Suite du précédent : comment on inspire aux contre-maîtres le sentiment de la justice.


« Enfin, Ischomachus, repris-je, quand il est capable de commander de manière à être obéi, le crois-tu un contre-maître accompli, ou lui manque-t-il quelque chose, quand il a tout ce que tu viens de dire ? — Mais oui, par Jupiter, dit Ischomachus : il faut qu’il ne touche pas au bien de son maître et qu’il ne vole rien. Car, si celui qui a le maniement des fruits est assez hardi pour les faire disparaître de manière à ne rien laisser qui puisse indemniser des travaux, à quoi sert de cultiver la terre par l’entremise d’un pareil homme ? — Est-ce toi, lui dis-je, qui te charges de donner des leçons de justice ? — Oui, dit Ischomachus ; mais il s’en faut bien que je trouve tous les esprits disposés à les recevoir. Je prends en partie dans les lois de Dracon[1], en partie dans celles de Solon, pour enseigner la justice à mes serviteurs. Il me semble, en effet, que ces grands hommes ont donné beaucoup de lois propres à inspirer cette sorte de justice. Des châtiments y sont prononcés contre le vol : la prison pour le voleur pris sur le fait ; la mort pour les tentatives violentes.
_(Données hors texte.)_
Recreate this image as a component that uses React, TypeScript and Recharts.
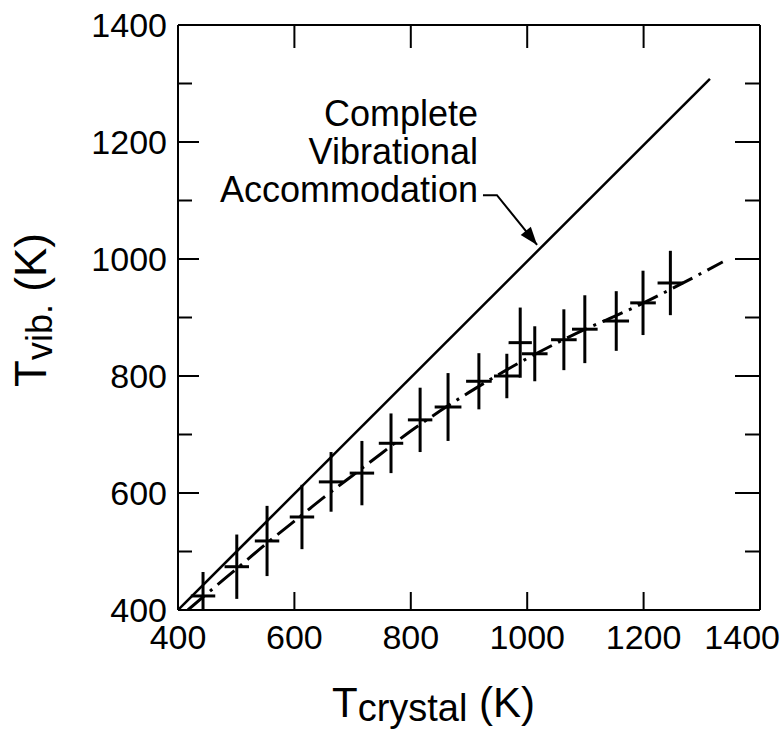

Il est évident, continua-t-il, qu’ils ont prononcé ces peines pour rendre infructueux aux fripons leur gain sordide. Pour ma part, c’est en empruntant quelques-unes de ces lois, auxquelles j’ajoute quelques ordonnances royales[2], que je m’efforce de rendre mes serviteurs fidèles dans leur gestion. Ces lois, en effet, n’offrent que des peines aux délinquants, tandis que les ordonnances royales, à côté de la peine pour le délit, offrent des prix à la fidélité ; de sorte que beaucoup de gens, même épris du gain, voyant l’homme juste devenir plus riche que l’injuste, s’abstiennent de toute injustice. Ceux que je vois, malgré mes bons traitements, s’efforcer de mal faire, je les considère comme atteints d’une cupidité incurable, et je les mets hors de service, tandis que ceux que je

  1. Leur sévérité est devenue proverbiale.
  2. Quelques commentateurs croient qu’il s’agit ici de lois données aux Athéniens par Eumolpe, un des premiers rois de l’Attique. Weiske, d’accord avec Zeune, pense qu’il s’agit plutôt d’ordonnances empruntées aux rois de Perse.